I also disagree when your prof says that under acidic conditions the epoxide opens, then the nucleophile attacks the resulting carbocation.  If that were true, we'd expect a mixture of stereocenters at that position when the "weak" nucleophile attacks the carbocation from either the top face or the bottom face.  We typically do not see this, rather we see the sterospecifically anti arrangement of products - suggesting no free carbocation.

But, again, do whatever your prof says to do on the exam.  Know in your heart that something else is probably going on, then move on with your life   And check back here frequently if your notes contradict the book or other websites some more

ps: GAA!  she's writing on sheet music!  OH THE HUMANITY!

[orgopete]

I'm with azmanam. Your professor is wrong. If bromide is used in the absence of acid, it won't react with an epoxide. The reverse reaction is preferred. A bromo alcohol when treated with hydroxide will generate an epoxide.

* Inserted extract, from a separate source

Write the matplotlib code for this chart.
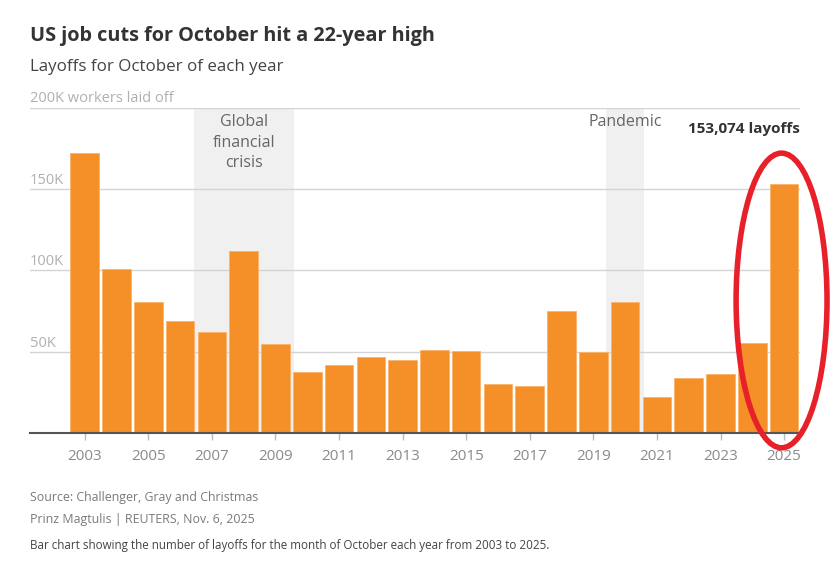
import matplotlib
matplotlib.use("Agg")
import matplotlib.pyplot as plt
from matplotlib.patches import Ellipse

plt.rcParams['font.family'] = ['Open Sans', 'DejaVu Sans']

# October layoffs, thousands of workers
years = list(range(2003, 2026))
layoffs_k = [171.9, 101.2, 80.8, 68.8, 62.4, 112.2, 55.1, 37.6, 42.0, 46.9, 45.1,
             51.0, 50.4, 30.3, 29.3, 75.4, 50.0, 80.5, 22.4, 33.7, 36.6, 55.6, 153.074]
tick_years = list(range(2003, 2026, 2))
y_ticks = [50, 100, 150]
y_tick_labels = ['50K', '100K', '150K']

# shaded periods
gfc_span = (2006.45, 2009.58)
pandemic_span = (2019.4, 2020.6)

orange = '#f58f27'

fig = plt.figure(figsize=(8.39, 5.64), dpi=100)
ax = fig.add_axes([30 / 839, 1 - 433.3 / 564, 770 / 839, (433.3 - 107.7) / 564])

ax.axvspan(*gfc_span, color='#f0f0f0', zorder=0, lw=0)
ax.axvspan(*pandemic_span, color='#f0f0f0', zorder=0, lw=0)

for y in y_ticks + [200]:
    ax.axhline(y, color='#d4d4d4', lw=1, zorder=1)

ax.bar(years, layoffs_k, width=0.9, color=orange, edgecolor='#fbb46a', lw=0.6, zorder=2)

ax.set_xlim(2001.28, 2025.5)
ax.set_ylim(0, 200)

for s in ['top', 'right', 'left']:
    ax.spines[s].set_visible(False)
ax.spines['bottom'].set_color('#555555')
ax.spines['bottom'].set_linewidth(1.5)
ax.spines['bottom'].set_zorder(3)

ax.set_xticks(tick_years)
ax.set_xticklabels([str(y) for y in tick_years], color='#8a8a8a', fontsize=11)
ax.tick_params(axis='x', length=5, color='#bbbbbb', width=1, pad=6)
ax.set_yticks([])

for y, lab in zip(y_ticks, y_tick_labels):
    ax.text(0, y + 0.8, lab, transform=ax.get_yaxis_transform(), ha='left', va='bottom',
            color='#b0b0b0', fontsize=10.5)
ax.text(0, 200.8, '200K workers laid off', transform=ax.get_yaxis_transform(),
        ha='left', va='bottom', color='#b0b0b0', fontsize=10.5)

ax.text(sum(gfc_span) / 2, 196, 'Global\nfinancial\ncrisis', ha='center', va='top',
        color='#666666', fontsize=11.5, linespacing=1.38)
ax.text(sum(pandemic_span) / 2, 196, 'Pandemic', ha='center', va='top',
        color='#666666', fontsize=11.5)
ax.text(2025.5, 187, '153,074 layoffs', ha='right', va='center',
        color='#333333', fontsize=11, fontweight='bold')

# red ellipse around the latest bar
ell = Ellipse((years[-1] - 0.08, 81.6), width=2.86, height=181, fill=False,
              edgecolor='#e8202a', lw=4, clip_on=False, zorder=5)
ax.add_patch(ell)

fig.text(30 / 839, 1 - 36 / 564, 'US job cuts for October hit a 22-year high',
         fontsize=14.3, fontweight='bold', color='#333333', va='center', ha='left')
fig.text(30 / 839, 1 - 67 / 564, 'Layoffs for October of each year',
         fontsize=12.2, color='#444444', va='center', ha='left')
fig.text(30 / 839, 1 - 497 / 564, 'Source: Challenger, Gray and Christmas',
         fontsize=8.9, color='#7a7a7a', va='center', ha='left')
fig.text(30 / 839, 1 - 519 / 564, 'Prinz Magtulis | REUTERS, Nov. 6, 2025',
         fontsize=8.9, color='#7a7a7a', va='center', ha='left')
fig.text(30 / 839, 1 - 545 / 564,
         'Bar chart showing the number of layoffs for the month of October each year from 2003 to 2025.',
         fontsize=8.4, color='#444444', va='center', ha='left')

fig.savefig('out.png', dpi=100)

The bromide leaving group will not reverse the reaction (in the absence of acid).

[pfnm]

As Dan mentioned, in Clayden, Greeves, et al, pg 513, they say in acid-catalysed ring opening, "protonation by acid produces a positively charged intermediate" which they call a loose SN2 transition state.

(The reaction is of 2,3-epoxy-2-methylpropane with MeOH, HCl)

Says the book, "with the acid catalysed reaction...opening occurs at the most substituted end...the two alkyl groups make possible a build up of charge on the carbon at the tertiary end of the protonated epoxide, and methanol attacks there, just as it does in the bromonium ion."

The diagram says the positive charge in the transition state (on the tertiary carbon) is stabilised by the alkyl groups.

On page 514,

"But with epoxides, regioselectivity is not as simple as this because, even with acid catalysts, SN2 substitution at a primary centre is very fast.

For example, Br- in acid attacks this epoxide (now they talk of 2,3-epoxypropane) mainly at the less substituted end, and only 24% of the product is produced by the 'cation-stabilised' pathway. It is very difficult to override the preference of epoxides unsubstituted at one end to react at that end."

The major product here is 3-bromo-2-propanol and the minor product shown is 2-bromo-1-propanol

---

So could I say:

- Nucleophiles in acid attack the MOST substituted end of an epoxide....if it's the same substitution, then Nucleophiles attack the least hindered position....BUT

- in an epoxide that's unsubstituted at one end, eg 2,3-epoxypropane, a Nucleophile in acid will attack the unsubstituted end? Or just Br- in acid?

Or is this an error perhaps in the book? (Its a large book, there are probably a few errors in it)

The text adds,
"For most substitution reactions of epoxides, then, regioselectivity is much higher if you give in to the epoxide's desire to open at the less substituted end, and enhance it with a strong nucleophile under basic conditions."


Thanks very much - and yep I'll do that azmanam if there are more contradictions

[pfnm]

McMurry's 'Organic Chemistry' (pg 651 of the 'International Student Edition, 6e') says:

"When both epoxide carbon atoms are either primary or secondary, attack of the nucleophile occurs primarily at the LESS substituted site - an SN2 like result.

When one of the epoxide carbon atoms is tertiary, however, a nucleophilic attack occurs primarily at the MORE highly substituted site - an SN1 like result."

[orgopete]

Well, well, well, in light of data, I stand corrected. Your professor was correct and I was wrong. So if the potential carbocation is secondary, it does not offer enough stability to dominate the product ratio. I have made up two schemes to show the reactions in question. (While I think the opening of the tertiary carbocation is SN2-like, I don't have actual data to support it.)

     

The difference between these two systems reflects the stability of the carbocations. If the potential carbocation is tertiary (I° v III°), then attack occurs at the tertiary carbon. If the potential carbocation is secondary, then the selectivity of I° v II° is lower and most of the product is from the opening at the primary carbon.